THE ELEMENTS OF LAW
INTRODUCTION
The Elements of Law was Hobbes’s first complete philosophical work. It was distributed in manuscript form in 1640, but Hobbes didn’t have it printed. Without Hobbes’s permission, it was printed (very inaccurately) in two volumes, in 1650 and 1651 (or 1649 and 1650), with the titles Human Nature (Part I, chapters 1–13), and De Corpore Politico (‘The Body Politic,’ consisting of the rest of Part I, and Part II.). Molesworth (EW IV) based his edition on the printed versions, and the correct version was first published by F. Tönnies in, The Elements of Law: Natural and Politic (London, 1889). It is this version which I use.
Part I was Hobbes’s first draft for Section 2 (On the Human Being) of his projected Elements of Philosophy. But as we shall see, although it is quite close to Part I of Leviathan, the eventual On the Human Being turned out very differently.

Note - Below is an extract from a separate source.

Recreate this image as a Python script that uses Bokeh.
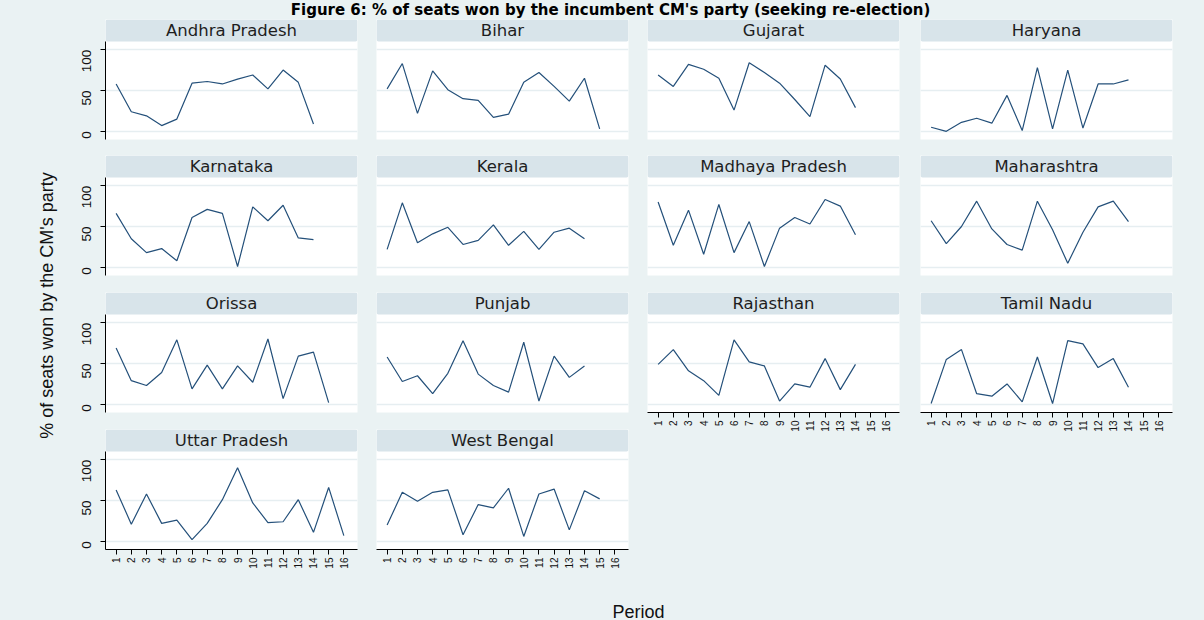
import math

from bokeh.embed import file_html
from bokeh.layouts import column, row
from bokeh.models import (BoxAnnotation, ColumnDataSource, FixedTicker, Grid,
                          Label, LinearAxis, Range1d)
from bokeh.plotting import figure
from bokeh.resources import INLINE

# ---------------------------------------------------------------- texts
TITLE = "Figure 6: % of seats won by the incumbent CM's party (seeking re-election)"
Y_TITLE = "% of seats won by the CM's party"
X_TITLE = "Period"

PERIOD_TICKS = list(range(1, 17))
PERIOD_LABELS = [str(t) for t in PERIOD_TICKS]
Y_TICKS = [0, 50, 100]
Y_LABELS = ["0", "50", "100"]

# ---------------------------------------------------------------- series (% of seats, by period)
andhra_pradesh = [58, 24, 19, 7, 15, 59, 61, 58, 64, 69, 52, 75, 60, 9]
bihar = [52, 83, 22, 74, 51, 40, 38, 17, 21, 60, 72, 55, 37, 65, 3]
gujarat = [69, 55, 82, 76, 65, 26, 84, 72, 59, 39, 18, 81, 64, 29]
haryana = [5, 0, 11, 16, 10, 44, 1, 78, 3, 75, 4, 58, 58, 63]
karnataka = [66, 35, 18, 23, 8, 61, 71, 66, 1, 74, 57, 76, 36, 34]
kerala = [22, 79, 30, 41, 49, 28, 33, 52, 27, 44, 22, 43, 48, 35]
madhya_pradesh = [80, 27, 70, 16, 77, 18, 56, 1, 48, 61, 53, 83, 75, 40]
maharashtra = [57, 29, 50, 81, 47, 28, 21, 81, 46, 5, 43, 74, 81, 56]
orissa = [69, 29, 23, 39, 79, 19, 48, 19, 47, 27, 80, 7, 59, 64, 2]
punjab = [58, 28, 35, 13, 38, 78, 37, 23, 15, 76, 4, 59, 33, 47]
rajasthan = [49, 67, 41, 29, 11, 79, 52, 47, 4, 25, 21, 56, 18, 49]
tamil_nadu = [1, 55, 67, 13, 10, 25, 3, 58, 1, 78, 74, 45, 56, 21]
uttar_pradesh = [63, 21, 58, 22, 26, 2, 22, 51, 90, 47, 23, 24, 51, 11, 66, 7]
west_bengal = [20, 60, 49, 60, 63, 8, 45, 41, 65, 6, 58, 64, 14, 62, 52]

STATES = [
    ("Andhra Pradesh", andhra_pradesh), ("Bihar", bihar),
    ("Gujarat", gujarat), ("Haryana", haryana),
    ("Karnataka", karnataka), ("Kerala", kerala),
    ("Madhaya Pradesh", madhya_pradesh), ("Maharashtra", maharashtra),
    ("Orissa", orissa), ("Punjab", punjab),
    ("Rajasthan", rajasthan), ("Tamil Nadu", tamil_nadu),
    ("Uttar Pradesh", uttar_pradesh), ("West Bengal", west_bengal),
]

# ---------------------------------------------------------------- style
BG = "#eaf2f3"
STRIP = "#d8e4ea"
GRID = "#e6eef1"
LINE = "#24507a"
TEXT = "#111111"
FONT = "Liberation Sans"

N_COLS = 4
FRAME_W, FRAME_H = 252, 120
Y_LO, Y_HI = -10, 110
Y_TOP = Y_HI + (Y_HI - Y_LO) * 22 / 98      # strip band above the plot region
X_LO, X_HI = 0.3, 16.9

COL_LEFT = [43, 0, 0, 0]
COL_RIGHT = [19, 19, 21, 32]
ROW_GAPS = [16, 17, 17]
AXIS_SPACE = 40
HEAD_H = 19
PAGE_W, PAGE_H = 1204, 620


def blank(w, h):
    p = figure(frame_width=w, frame_height=h, x_range=Range1d(0, w), y_range=Range1d(h, 0),
               x_axis_location=None, y_axis_location=None, toolbar_location=None,
               output_backend="svg", title=None,
               min_border=0, min_border_left=0, min_border_right=0,
               min_border_top=0, min_border_bottom=0)
    p.xgrid.visible = False
    p.ygrid.visible = False
    p.outline_line_color = None
    p.background_fill_color = BG
    p.border_fill_color = BG
    return p


def style_axis(ax, size, standoff):
    ax.major_label_orientation = math.pi / 2
    ax.major_label_text_font = FONT
    ax.major_label_text_font_size = size
    ax.major_label_text_color = TEXT
    ax.major_label_standoff = standoff
    ax.axis_line_color = "black"
    ax.major_tick_line_color = "black"
    ax.major_tick_out = 5
    ax.major_tick_in = 0
    ax.minor_tick_line_color = None


def panel(name, values, col, row_idx, show_x):
    bottom = AXIS_SPACE if show_x else ROW_GAPS[row_idx]
    p = figure(frame_width=FRAME_W, frame_height=FRAME_H,
               x_range=Range1d(X_LO, X_HI), y_range=Range1d(Y_LO, Y_TOP),
               x_axis_location=None, y_axis_location=None, toolbar_location=None,
               output_backend="svg", title=None,
               min_border=0, min_border_left=COL_LEFT[col], min_border_right=COL_RIGHT[col],
               min_border_top=0, min_border_bottom=bottom)
    p.xgrid.visible = False
    p.ygrid.visible = False
    p.outline_line_color = None
    p.background_fill_color = "white"
    p.border_fill_color = BG

    p.add_layout(Grid(dimension=1, ticker=FixedTicker(ticks=Y_TICKS),
                      grid_line_color=GRID, grid_line_width=1.5))

    # title strip
    p.add_layout(BoxAnnotation(bottom=Y_HI, fill_color=STRIP, fill_alpha=1.0,
                               line_color=None, border_radius=2))
    p.add_layout(Label(x=(X_LO + X_HI) / 2, y=(Y_HI + Y_TOP) / 2, text=name,
                       text_align="center", text_baseline="middle",
                       text_font="DejaVu Sans", text_font_size="16.5px",
                       text_color="#1e1e1e"))

    src = ColumnDataSource(dict(period=PERIOD_TICKS[:len(values)], share=values))
    p.line("period", "share", source=src, line_color=LINE, line_width=1.2)

    if col == 0:
        ax = LinearAxis(ticker=FixedTicker(ticks=Y_TICKS), bounds=(Y_LO, Y_HI),
                        major_label_overrides=dict(zip(Y_TICKS, Y_LABELS)))
        style_axis(ax, "13.5px", 14)
        p.add_layout(ax, "left")

    if show_x:
        ax = LinearAxis(ticker=FixedTicker(ticks=PERIOD_TICKS),
                        major_label_overrides=dict(zip(PERIOD_TICKS, PERIOD_LABELS)))
        style_axis(ax, "10px", 3)
        p.add_layout(ax, "below")
    return p


columns = []
for c in range(N_COLS):
    members = STATES[c::N_COLS]
    figs = [panel(name, vals, c, i, i == len(members) - 1)
            for i, (name, vals) in enumerate(members)]
    columns.append(column(*figs, spacing=0))

head = blank(PAGE_W, HEAD_H)
head.add_layout(Label(x=610, y=HEAD_H / 2, text=TITLE, text_align="center", text_baseline="middle",
                      text_font="DejaVu Sans", text_font_style="bold", text_font_size="15px",
                      text_color="black"))

body_h = 4 * FRAME_H + sum(ROW_GAPS) + AXIS_SPACE
ylab = blank(62, body_h)
ylab.add_layout(Label(x=46, y=305 - HEAD_H, text=Y_TITLE, angle=math.pi / 2,
                      text_align="center", text_baseline="middle",
                      text_font=FONT, text_font_size="18px", text_color=TEXT))

foot_h = PAGE_H - HEAD_H - body_h
xlab = blank(PAGE_W, foot_h)
xlab.add_layout(Label(x=638, y=foot_h - 9, text=X_TITLE, text_align="center",
                      text_baseline="alphabetic",
                      text_font=FONT, text_font_size="18px", text_color=TEXT))

layout = column(head, row(ylab, *columns, spacing=0), xlab, spacing=0)
layout.styles = {"background-color": BG}

open("out.html", "w").write(file_html(layout, INLINE))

I have a sneaking sympathy with the original editor, who saw an obvious break at the end of chapter 13. This is the point at which Hobbes starts discussing how human beings interact in a state of nature, as a transition to his discussion of civil society in Part 2. The last six chapters of Part 1 are certainly not metaphysics or epistemology, and belong more to ethics or political philosophy. I have included everything up to the end of chapter 13, apart from two chapters and a few other passages which consist of nothing but detailed definitions of affections of the human mind.
I have translated Hobbes’s English into modern English, on exactly the same principles as I have used for translating from other languages. This is one of the few extended expositions of Hobbes’s philosophy which does not have a Latin version corresponding to it more or less accurately.